Starting at the top of the records, output every line through the one that contains "(0,0) rectangle (524.5pt,463.5pt);", keeping each exactly as it appears.
────────────────
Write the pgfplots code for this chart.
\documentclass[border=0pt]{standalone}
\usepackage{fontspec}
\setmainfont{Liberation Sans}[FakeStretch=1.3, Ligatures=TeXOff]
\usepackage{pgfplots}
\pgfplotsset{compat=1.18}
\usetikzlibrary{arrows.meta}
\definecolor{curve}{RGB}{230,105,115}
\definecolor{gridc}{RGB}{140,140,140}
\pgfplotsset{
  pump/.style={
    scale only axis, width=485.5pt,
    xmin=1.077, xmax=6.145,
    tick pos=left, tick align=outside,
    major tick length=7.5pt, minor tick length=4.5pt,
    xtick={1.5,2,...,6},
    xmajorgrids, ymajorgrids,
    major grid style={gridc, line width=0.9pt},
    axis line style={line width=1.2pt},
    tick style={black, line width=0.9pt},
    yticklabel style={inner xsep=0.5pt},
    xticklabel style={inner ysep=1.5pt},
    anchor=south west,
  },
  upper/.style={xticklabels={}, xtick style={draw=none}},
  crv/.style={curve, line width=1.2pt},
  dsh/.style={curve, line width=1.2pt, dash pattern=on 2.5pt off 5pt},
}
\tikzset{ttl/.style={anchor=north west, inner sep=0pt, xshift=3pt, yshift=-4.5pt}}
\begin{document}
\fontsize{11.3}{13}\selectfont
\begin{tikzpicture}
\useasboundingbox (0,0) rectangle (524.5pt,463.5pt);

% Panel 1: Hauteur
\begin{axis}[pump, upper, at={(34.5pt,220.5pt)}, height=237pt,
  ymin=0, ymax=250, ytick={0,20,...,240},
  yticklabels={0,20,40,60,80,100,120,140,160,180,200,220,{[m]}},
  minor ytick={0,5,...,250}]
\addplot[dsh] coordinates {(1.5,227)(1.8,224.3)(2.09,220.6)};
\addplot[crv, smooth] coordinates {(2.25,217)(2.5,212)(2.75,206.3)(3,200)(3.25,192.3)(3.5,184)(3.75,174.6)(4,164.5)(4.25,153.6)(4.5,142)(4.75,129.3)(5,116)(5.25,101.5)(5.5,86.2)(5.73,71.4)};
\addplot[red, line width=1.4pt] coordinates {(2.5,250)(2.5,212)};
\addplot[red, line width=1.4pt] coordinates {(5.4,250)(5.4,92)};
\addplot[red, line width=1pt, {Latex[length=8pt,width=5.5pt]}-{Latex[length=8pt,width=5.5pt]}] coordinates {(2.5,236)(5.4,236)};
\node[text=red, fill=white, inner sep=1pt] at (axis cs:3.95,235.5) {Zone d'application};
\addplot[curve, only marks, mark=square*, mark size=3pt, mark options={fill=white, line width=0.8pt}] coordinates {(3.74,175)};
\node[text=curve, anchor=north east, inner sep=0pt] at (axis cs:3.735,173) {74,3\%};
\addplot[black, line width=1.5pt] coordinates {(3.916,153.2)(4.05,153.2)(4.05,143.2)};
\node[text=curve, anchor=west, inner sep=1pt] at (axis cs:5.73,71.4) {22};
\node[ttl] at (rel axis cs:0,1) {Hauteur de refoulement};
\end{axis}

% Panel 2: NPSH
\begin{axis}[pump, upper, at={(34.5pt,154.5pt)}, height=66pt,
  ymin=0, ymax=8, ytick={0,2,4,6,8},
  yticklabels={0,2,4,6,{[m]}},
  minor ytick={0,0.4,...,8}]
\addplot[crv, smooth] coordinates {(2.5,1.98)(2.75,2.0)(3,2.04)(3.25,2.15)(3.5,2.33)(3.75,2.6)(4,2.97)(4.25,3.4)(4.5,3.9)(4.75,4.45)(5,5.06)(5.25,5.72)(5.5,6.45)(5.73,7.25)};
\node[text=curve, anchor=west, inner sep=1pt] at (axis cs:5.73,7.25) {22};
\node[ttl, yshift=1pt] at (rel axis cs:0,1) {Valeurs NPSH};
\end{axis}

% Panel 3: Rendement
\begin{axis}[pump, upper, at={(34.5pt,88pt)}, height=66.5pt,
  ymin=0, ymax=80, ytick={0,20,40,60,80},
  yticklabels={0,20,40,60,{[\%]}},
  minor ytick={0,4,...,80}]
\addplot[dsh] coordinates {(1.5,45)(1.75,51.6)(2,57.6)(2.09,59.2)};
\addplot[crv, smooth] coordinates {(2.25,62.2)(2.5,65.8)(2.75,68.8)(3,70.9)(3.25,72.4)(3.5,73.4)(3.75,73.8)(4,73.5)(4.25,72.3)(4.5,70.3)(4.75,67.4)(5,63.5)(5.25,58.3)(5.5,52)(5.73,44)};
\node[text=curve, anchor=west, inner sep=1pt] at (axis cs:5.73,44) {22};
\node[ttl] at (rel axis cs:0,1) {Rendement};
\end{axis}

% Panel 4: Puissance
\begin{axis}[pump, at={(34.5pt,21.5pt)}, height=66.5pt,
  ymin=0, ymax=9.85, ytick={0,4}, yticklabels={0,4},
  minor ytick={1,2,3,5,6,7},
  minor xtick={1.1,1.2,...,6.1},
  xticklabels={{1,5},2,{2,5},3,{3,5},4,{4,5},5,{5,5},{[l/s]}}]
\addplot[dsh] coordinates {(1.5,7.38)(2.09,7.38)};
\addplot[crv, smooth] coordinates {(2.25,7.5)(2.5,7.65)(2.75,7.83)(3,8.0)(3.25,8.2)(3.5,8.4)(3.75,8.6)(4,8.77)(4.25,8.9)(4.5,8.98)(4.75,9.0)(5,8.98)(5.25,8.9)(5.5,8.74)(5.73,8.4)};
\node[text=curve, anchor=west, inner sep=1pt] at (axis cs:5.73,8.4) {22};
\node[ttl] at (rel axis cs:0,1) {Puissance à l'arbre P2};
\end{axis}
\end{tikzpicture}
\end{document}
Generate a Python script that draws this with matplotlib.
────────────────
COMPLETED TASK —
Write the pgfplots code for this chart.
\documentclass[border=0pt]{standalone}
\usepackage{fontspec}
\setmainfont{Liberation Sans}[FakeStretch=1.3, Ligatures=TeXOff]
\usepackage{pgfplots}
\pgfplotsset{compat=1.18}
\usetikzlibrary{arrows.meta}
\definecolor{curve}{RGB}{230,105,115}
\definecolor{gridc}{RGB}{140,140,140}
\pgfplotsset{
  pump/.style={
    scale only axis, width=485.5pt,
    xmin=1.077, xmax=6.145,
    tick pos=left, tick align=outside,
    major tick length=7.5pt, minor tick length=4.5pt,
    xtick={1.5,2,...,6},
    xmajorgrids, ymajorgrids,
    major grid style={gridc, line width=0.9pt},
    axis line style={line width=1.2pt},
    tick style={black, line width=0.9pt},
    yticklabel style={inner xsep=0.5pt},
    xticklabel style={inner ysep=1.5pt},
    anchor=south west,
  },
  upper/.style={xticklabels={}, xtick style={draw=none}},
  crv/.style={curve, line width=1.2pt},
  dsh/.style={curve, line width=1.2pt, dash pattern=on 2.5pt off 5pt},
}
\tikzset{ttl/.style={anchor=north west, inner sep=0pt, xshift=3pt, yshift=-4.5pt}}
\begin{document}
\fontsize{11.3}{13}\selectfont
\begin{tikzpicture}
\useasboundingbox (0,0) rectangle (524.5pt,463.5pt);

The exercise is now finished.